Chief Superintendent Lynn Ratcliff made the comments after a councillor voiced concerns about statistics reporting three fatal road collisions in the final three months of 2021.
The deaths happened in crashes on the A85 at Taynuilt, the A815 near Dunoon, and the A83 near Tarbert.
Road casualties for the year to date in Argyll and Bute have increased by nearly 20 per cent.
Councillor Jim Anderson, Independent, Dunoon, voiced his concern at the statistics – and linked his concern to a predicted rise in ‘staycationing’ in Argyll and Bute over the summer.
Chief Superintendent Ratcliff said it was important to have the right education about road safety in place for visitors from overseas, who may not be used to driving on the left side of the road.
The discussion took place at a virtual meeting of Argyll and Bute Council’s community services committee on Thursday March 10.
Councillor Anderson said: ‘Looking at the statistics on fatalities and serious injuries, I know how hard it must be for the police to cover the area.
‘You mentioned ‘staycationing’ and that you would predict a lot more people coming into Argyll and Bute this year.
‘Have you got extra resources to deal with this problem, and can you elaborate on how you hope to manage them?’
Chief Superintendent Ratcliff replied: ‘It is something we are really focused on.
‘There is no doubt we will have a busy summer season, potentially seeing the return of visitors from abroad who we haven’t seen for a couple of years.
‘That brings some problems that I know members will be familiar with, in relation to not being familiar with road layouts, and even driving on the other side of the road.
‘It would disturb you to see the number of accidents previously on this. We need to work hard to ensure we have the education in place where it needs to be.
‘Just because people have been working from home, things like road signs that help keep people right may have become worn out or obscured by foliage or trees. The road policing inspector is working to get that improved.
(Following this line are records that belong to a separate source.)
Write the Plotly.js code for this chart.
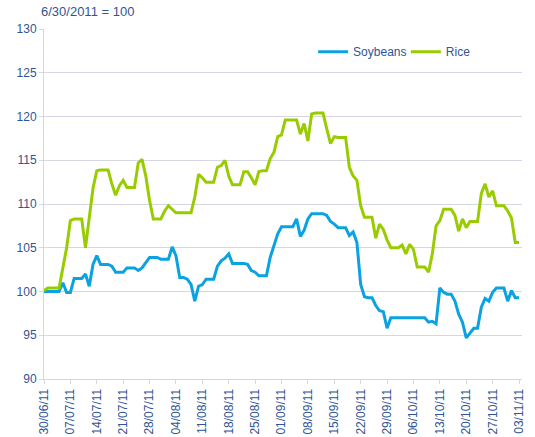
<!DOCTYPE html>
<html>
<head>
<meta charset="utf-8">
<script src="https://cdn.plot.ly/plotly-3.0.1.min.js"></script>
<style>
html,body{margin:0;padding:0;background:#fff;}
#chart{width:535px;height:437px;}
</style>
</head>
<body>
<div id="chart"></div>
<script>
// Daily index values, 30/06/2011 .. 03/11/2011 (6/30/2011 = 100)
const START_DATE = [2011, 5, 30]; // year, month index, day
const seriesNames = ['Soybeans', 'Rice'];
const soybeans = [
  100.0,100.0,100.0,100.0,100.0,101.0,99.9,99.9,101.5,101.5,
  101.5,102.0,100.6,103.1,104.1,103.1,103.1,103.1,102.9,102.2,
  102.2,102.2,102.7,102.7,102.7,102.4,102.7,103.3,103.9,103.9,
  103.9,103.7,103.7,103.7,105.1,104.1,101.6,101.6,101.4,100.8,
  98.9,100.6,100.8,101.4,101.4,101.4,102.9,103.5,103.8,104.3,
  103.2,103.2,103.2,103.2,103.1,102.4,102.2,101.8,101.8,101.8,
  103.9,105.4,106.6,107.4,107.4,107.4,107.4,108.3,106.3,107.0,
  108.3,108.9,108.9,108.9,108.9,108.7,108.0,107.7,107.3,107.3,
  107.3,106.4,106.8,105.6,100.8,99.4,99.3,99.3,98.4,97.8,
  97.7,95.8,97.0,97.0,97.0,97.0,97.0,97.0,97.0,97.0,
  97.0,97.0,96.5,96.6,96.3,100.4,99.9,99.7,99.7,98.9,
  97.4,96.5,94.7,95.3,95.8,95.8,98.2,99.2,98.9,99.9,
  100.4,100.4,100.4,98.9,100.1,99.3,99.3
];
const rice = [
  100.1,100.4,100.4,100.4,100.4,102.7,105.0,108.1,108.3,108.3,
  108.3,105.0,108.4,111.8,113.8,113.9,113.9,113.9,112.3,111.0,
  112.1,112.7,111.9,111.9,111.9,114.7,115.1,113.2,110.4,108.3,
  108.3,108.3,109.2,109.8,109.4,109.0,109.0,109.0,109.0,109.0,
  110.8,113.4,113.0,112.5,112.5,112.5,114.2,114.4,115.0,113.2,
  112.2,112.2,112.2,113.7,113.7,113.0,112.2,113.7,113.8,113.8,
  115.2,115.9,117.7,117.9,119.6,119.6,119.6,119.6,118.0,119.2,
  117.2,120.3,120.4,120.4,120.4,118.6,116.9,117.7,117.6,117.6,
  117.6,114.2,113.2,112.7,109.8,108.5,108.5,108.5,106.1,107.7,
  107.1,105.9,105.0,105.0,105.0,105.3,104.3,105.4,104.8,102.8,
  102.8,102.8,102.2,104.3,107.5,108.1,109.4,109.4,109.4,108.7,
  106.9,108.3,107.3,108.0,108.0,108.0,111.2,112.3,110.8,111.5,
  109.8,109.8,109.8,109.2,108.4,105.6,105.6
];
const noteText = '6/30/2011 = 100';

const dates = soybeans.map((_, i) => {
  const d = new Date(Date.UTC(START_DATE[0], START_DATE[1], START_DATE[2] + i));
  return d.toISOString().slice(0, 10);
});

const FONT = 'Liberation Sans, Arial, sans-serif';
const TXT = '#2f5597';
const GRID = '#d6d6e6';

const traces = [
  {x: dates, y: soybeans, name: seriesNames[0], type: 'scatter', mode: 'lines',
   line: {color: '#0aa2e0', width: 3}, legend: 'legend'},
  {x: dates, y: rice, name: seriesNames[1], type: 'scatter', mode: 'lines',
   line: {color: '#99cc00', width: 3}, legend: 'legend2'}
];

const legendBase = {
  orientation: 'h', xref: 'paper', yref: 'paper',
  y: 0.935, xanchor: 'left', yanchor: 'middle',
  font: {family: FONT, size: 12, color: TXT}, bgcolor: 'rgba(0,0,0,0)'
};

const layout = {
  width: 535, height: 437,
  margin: {l: 44, r: 13, t: 29, b: 58, autoexpand: false},
  paper_bgcolor: '#fff', plot_bgcolor: '#fff',
  font: {family: FONT, size: 12, color: TXT},
  showlegend: true,
  legend: Object.assign({}, legendBase, {x: 0.563}),
  legend2: Object.assign({}, legendBase, {x: 0.757}),
  xaxis: {
    type: 'date',
    range: ['2011-06-30', '2011-11-03 19:00'],
    tick0: '2011-06-30', dtick: 7 * 86400000,
    tickformat: '%d/%m/%y', tickangle: -90,
    ticks: 'outside', ticklen: 4, tickcolor: GRID,
    showgrid: false, showline: true, linecolor: GRID, linewidth: 1,
    zeroline: false, automargin: false,
    tickfont: {family: FONT, size: 12, color: TXT}
  },
  yaxis: {
    range: [90, 130], dtick: 5,
    ticks: 'outside', ticklen: 4, tickcolor: GRID,
    showgrid: true, gridcolor: GRID, gridwidth: 1,
    showline: true, linecolor: GRID, linewidth: 1,
    zeroline: false, automargin: false,
    tickfont: {family: FONT, size: 12, color: TXT}
  },
  annotations: [{
    text: noteText, xref: 'paper', yref: 'paper',
    x: -0.0105, y: 1.049, xanchor: 'left', yanchor: 'middle',
    showarrow: false, font: {family: FONT, size: 13, color: TXT}
  }]
};

Plotly.newPlot('chart', traces, layout, {displayModeBar: false, staticPlot: true});
</script>
</body>
</html>
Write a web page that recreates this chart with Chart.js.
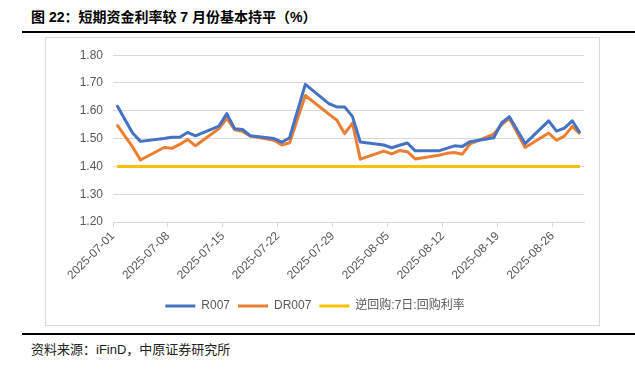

‘On additional officers, we have significant support from our colleagues in road policing, which is different in West Dunbartonshire and Argyll and Bute.
‘They are based out of Dumbarton, and without being cynical, it really helps to have them in such close proximity. We have seen a great deal of that over the last few weeks.’
Councillor Anderson then said: ‘It sounds to me as if you need to work closely with [the council’s] amenity services about signage being covered over. They need to be aware of the situation.’
Councillor Yvonne McNeilly, Conservative, Cowal, the committee’s chairperson, added: ‘As part of the budget, the council put in an extra £200,000 for signage.
‘We know the importance of having the appropriate signage, sometimes in different languages.’